**Exercise description**
Leave out the pictures and repeat exactly the lines between the one containing "Rebuild this chart" and the one containing "W, H = 1262, 742", inclusive.

— START Provided records —

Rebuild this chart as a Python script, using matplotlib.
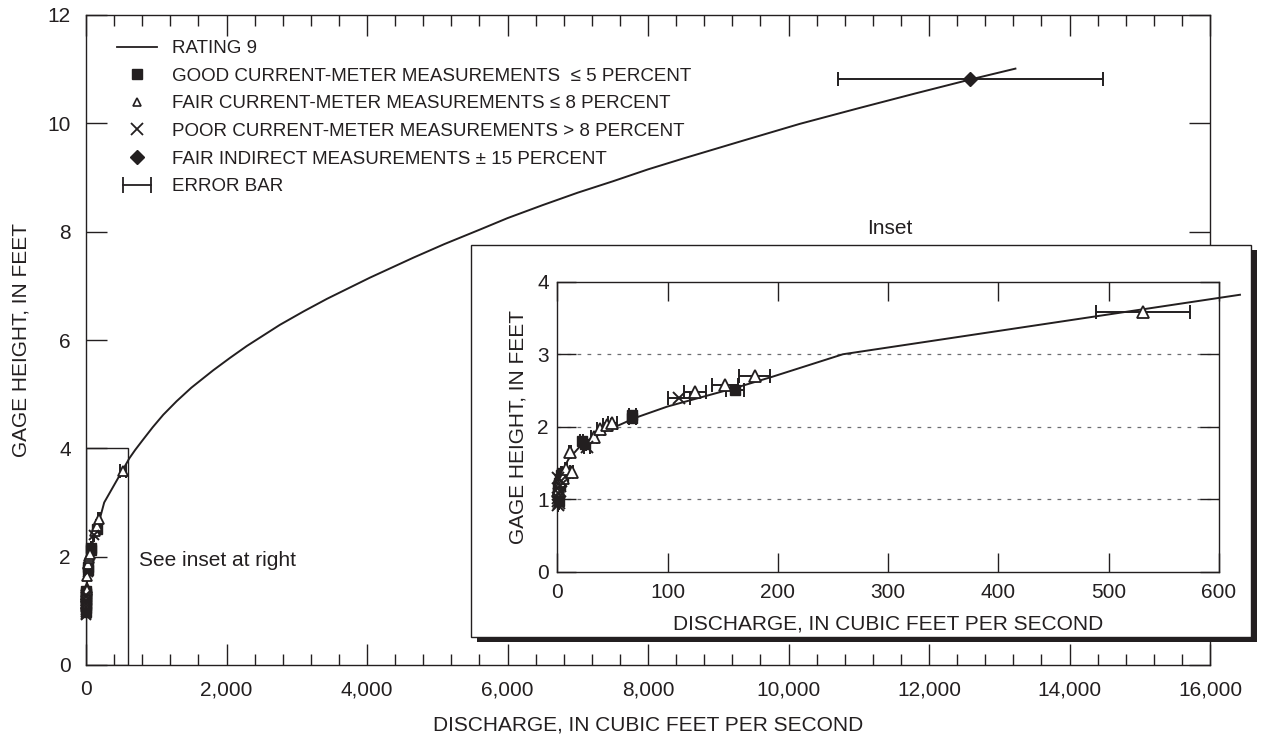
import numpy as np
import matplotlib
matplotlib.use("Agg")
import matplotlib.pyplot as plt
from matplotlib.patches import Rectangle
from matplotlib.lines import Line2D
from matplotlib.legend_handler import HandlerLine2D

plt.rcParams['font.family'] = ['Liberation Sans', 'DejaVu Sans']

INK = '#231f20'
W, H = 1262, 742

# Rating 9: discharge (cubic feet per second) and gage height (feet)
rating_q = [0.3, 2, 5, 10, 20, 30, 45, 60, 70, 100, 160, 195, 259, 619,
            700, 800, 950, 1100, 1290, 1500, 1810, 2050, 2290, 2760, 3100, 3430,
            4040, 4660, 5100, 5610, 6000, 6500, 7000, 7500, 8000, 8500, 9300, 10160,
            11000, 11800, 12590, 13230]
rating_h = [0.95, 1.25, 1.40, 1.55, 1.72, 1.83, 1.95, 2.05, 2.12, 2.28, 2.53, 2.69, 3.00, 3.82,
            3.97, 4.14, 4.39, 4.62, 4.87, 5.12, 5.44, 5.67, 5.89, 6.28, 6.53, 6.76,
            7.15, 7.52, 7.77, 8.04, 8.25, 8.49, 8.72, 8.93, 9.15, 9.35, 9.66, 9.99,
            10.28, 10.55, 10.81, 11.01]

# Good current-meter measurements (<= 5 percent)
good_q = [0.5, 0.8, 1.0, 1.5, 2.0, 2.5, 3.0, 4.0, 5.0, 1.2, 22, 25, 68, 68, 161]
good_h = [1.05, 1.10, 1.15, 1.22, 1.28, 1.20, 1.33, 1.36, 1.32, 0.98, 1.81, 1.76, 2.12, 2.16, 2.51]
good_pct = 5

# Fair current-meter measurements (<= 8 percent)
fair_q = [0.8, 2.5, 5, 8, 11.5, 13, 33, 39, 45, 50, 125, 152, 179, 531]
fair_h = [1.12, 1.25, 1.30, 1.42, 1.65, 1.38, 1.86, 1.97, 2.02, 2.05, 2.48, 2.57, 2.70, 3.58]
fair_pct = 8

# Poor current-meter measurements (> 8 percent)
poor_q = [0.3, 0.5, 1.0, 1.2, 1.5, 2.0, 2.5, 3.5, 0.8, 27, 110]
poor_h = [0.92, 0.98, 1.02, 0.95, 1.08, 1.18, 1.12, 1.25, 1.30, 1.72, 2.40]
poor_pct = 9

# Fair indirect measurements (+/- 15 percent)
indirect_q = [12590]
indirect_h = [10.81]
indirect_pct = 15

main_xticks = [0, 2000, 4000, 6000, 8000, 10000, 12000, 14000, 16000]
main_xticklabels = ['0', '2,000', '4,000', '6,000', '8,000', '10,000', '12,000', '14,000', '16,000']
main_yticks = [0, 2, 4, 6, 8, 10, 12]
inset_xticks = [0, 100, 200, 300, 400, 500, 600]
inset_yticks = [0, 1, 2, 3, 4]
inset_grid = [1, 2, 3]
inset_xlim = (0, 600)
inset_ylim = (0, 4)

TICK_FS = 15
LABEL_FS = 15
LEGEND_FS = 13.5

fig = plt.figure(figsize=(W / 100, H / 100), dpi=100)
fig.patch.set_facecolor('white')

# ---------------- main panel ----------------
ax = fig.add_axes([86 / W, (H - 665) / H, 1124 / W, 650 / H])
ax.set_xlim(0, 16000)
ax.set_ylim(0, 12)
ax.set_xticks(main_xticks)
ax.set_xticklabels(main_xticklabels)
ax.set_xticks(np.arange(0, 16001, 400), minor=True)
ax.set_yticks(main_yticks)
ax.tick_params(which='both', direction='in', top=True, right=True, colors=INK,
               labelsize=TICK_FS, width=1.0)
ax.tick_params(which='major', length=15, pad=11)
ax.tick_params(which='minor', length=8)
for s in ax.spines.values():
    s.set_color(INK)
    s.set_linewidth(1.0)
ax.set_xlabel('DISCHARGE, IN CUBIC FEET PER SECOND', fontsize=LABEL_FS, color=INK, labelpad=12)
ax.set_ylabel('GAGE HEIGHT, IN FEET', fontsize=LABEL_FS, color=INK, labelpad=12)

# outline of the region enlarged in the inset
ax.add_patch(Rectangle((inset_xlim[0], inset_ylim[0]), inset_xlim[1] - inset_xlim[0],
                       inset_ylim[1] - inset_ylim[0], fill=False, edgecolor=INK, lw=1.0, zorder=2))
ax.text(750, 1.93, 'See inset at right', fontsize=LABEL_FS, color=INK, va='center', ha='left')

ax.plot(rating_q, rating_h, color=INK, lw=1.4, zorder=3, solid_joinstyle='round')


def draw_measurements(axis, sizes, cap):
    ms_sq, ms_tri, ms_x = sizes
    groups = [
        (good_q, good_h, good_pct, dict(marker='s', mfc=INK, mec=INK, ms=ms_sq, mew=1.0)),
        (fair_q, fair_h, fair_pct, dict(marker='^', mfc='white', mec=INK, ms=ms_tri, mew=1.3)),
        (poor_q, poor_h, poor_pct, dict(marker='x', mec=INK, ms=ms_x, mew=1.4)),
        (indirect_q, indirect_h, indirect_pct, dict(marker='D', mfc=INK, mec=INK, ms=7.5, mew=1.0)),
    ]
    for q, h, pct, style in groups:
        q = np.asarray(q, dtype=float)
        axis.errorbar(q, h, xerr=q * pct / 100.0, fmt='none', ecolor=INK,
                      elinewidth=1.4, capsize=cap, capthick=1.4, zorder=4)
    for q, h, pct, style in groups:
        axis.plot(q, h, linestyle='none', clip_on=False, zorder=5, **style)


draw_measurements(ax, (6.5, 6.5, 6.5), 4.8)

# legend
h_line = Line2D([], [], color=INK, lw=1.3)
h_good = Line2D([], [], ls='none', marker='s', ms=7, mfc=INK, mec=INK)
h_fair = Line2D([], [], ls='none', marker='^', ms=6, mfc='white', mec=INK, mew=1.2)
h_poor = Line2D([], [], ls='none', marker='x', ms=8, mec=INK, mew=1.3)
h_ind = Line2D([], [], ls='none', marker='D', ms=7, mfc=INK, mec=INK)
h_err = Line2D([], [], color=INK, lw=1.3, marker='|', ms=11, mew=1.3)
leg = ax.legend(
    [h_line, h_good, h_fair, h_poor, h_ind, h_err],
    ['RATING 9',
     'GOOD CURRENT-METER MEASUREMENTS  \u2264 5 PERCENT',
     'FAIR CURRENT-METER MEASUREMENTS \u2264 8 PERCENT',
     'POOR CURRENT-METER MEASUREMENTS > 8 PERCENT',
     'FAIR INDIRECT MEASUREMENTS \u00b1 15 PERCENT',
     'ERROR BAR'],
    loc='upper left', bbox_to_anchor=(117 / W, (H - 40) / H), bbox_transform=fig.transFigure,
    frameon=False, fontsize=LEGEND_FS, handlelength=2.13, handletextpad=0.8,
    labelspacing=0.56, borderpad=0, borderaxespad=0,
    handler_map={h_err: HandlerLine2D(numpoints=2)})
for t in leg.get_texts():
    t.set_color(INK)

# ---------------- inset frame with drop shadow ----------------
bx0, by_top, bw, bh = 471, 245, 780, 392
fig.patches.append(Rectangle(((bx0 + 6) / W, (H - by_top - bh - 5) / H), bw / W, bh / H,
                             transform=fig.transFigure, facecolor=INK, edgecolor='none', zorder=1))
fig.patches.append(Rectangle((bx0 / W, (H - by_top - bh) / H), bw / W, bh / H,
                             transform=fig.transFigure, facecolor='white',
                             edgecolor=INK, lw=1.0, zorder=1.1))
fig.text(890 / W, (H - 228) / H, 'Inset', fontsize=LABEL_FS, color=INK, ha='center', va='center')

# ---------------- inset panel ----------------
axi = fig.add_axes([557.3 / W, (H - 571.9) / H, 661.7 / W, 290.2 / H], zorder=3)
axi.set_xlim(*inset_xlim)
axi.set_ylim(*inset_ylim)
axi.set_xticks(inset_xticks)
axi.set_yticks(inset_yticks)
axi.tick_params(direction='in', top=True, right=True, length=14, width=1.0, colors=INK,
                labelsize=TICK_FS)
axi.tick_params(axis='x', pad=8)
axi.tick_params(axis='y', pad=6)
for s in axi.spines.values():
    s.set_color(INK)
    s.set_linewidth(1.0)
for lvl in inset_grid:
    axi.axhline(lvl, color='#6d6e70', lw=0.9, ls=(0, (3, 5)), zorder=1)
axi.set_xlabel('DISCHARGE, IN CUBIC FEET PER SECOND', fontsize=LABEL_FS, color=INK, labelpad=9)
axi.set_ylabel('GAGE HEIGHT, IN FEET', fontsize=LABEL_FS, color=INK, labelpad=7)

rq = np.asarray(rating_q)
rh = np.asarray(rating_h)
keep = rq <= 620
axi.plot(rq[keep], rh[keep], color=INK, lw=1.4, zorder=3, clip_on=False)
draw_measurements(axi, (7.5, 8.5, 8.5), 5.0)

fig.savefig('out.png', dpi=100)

— END Provided records —
— START Provided records —

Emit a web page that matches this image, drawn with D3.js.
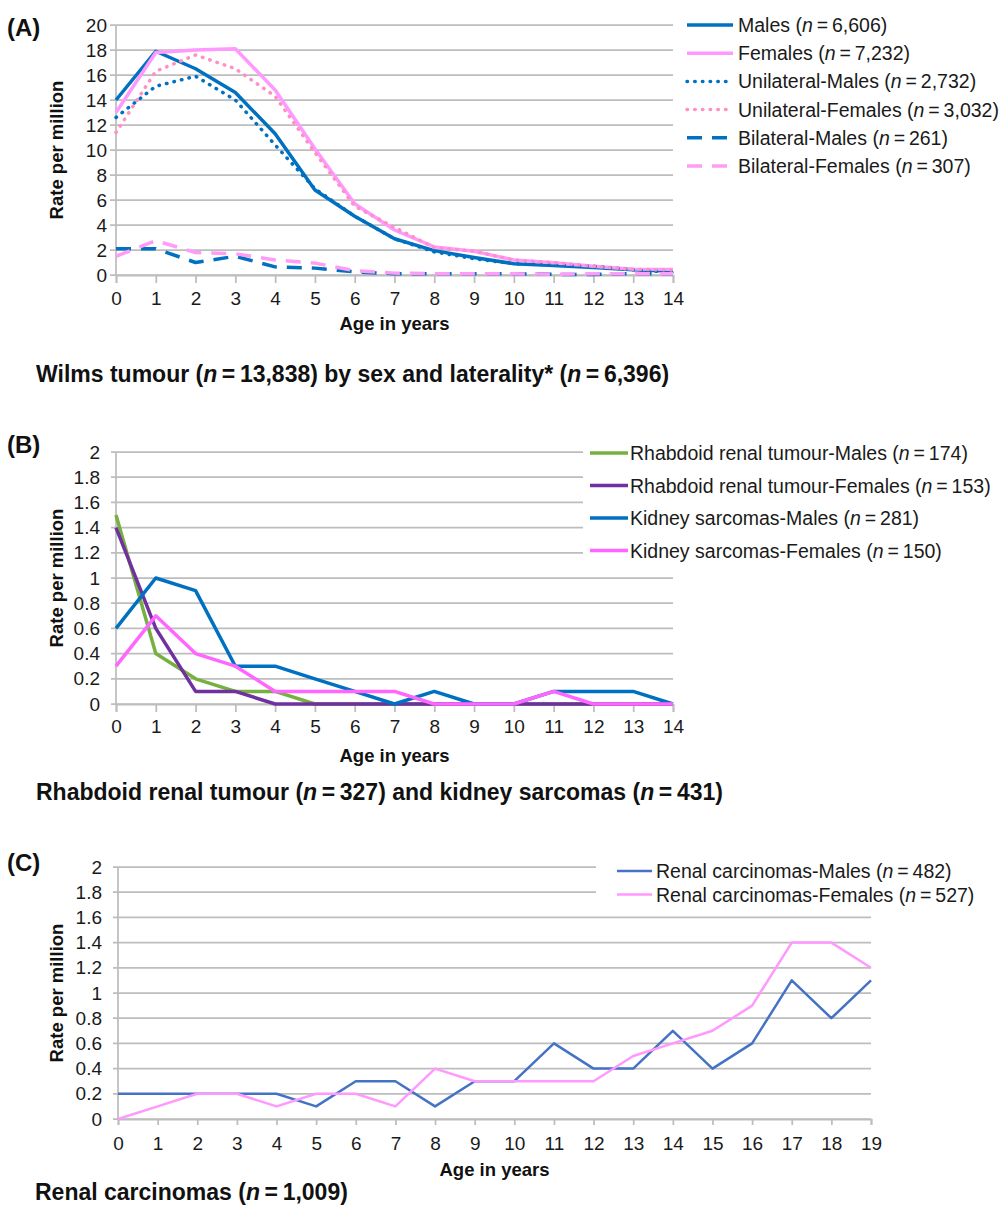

— END Provided records —

**Complete answer**
Rebuild this chart as a Python script, using matplotlib.
import numpy as np
import matplotlib
matplotlib.use("Agg")
import matplotlib.pyplot as plt
from matplotlib.patches import Rectangle
from matplotlib.lines import Line2D
from matplotlib.legend_handler import HandlerLine2D

plt.rcParams['font.family'] = ['Liberation Sans', 'DejaVu Sans']

INK = '#231f20'
W, H = 1262, 742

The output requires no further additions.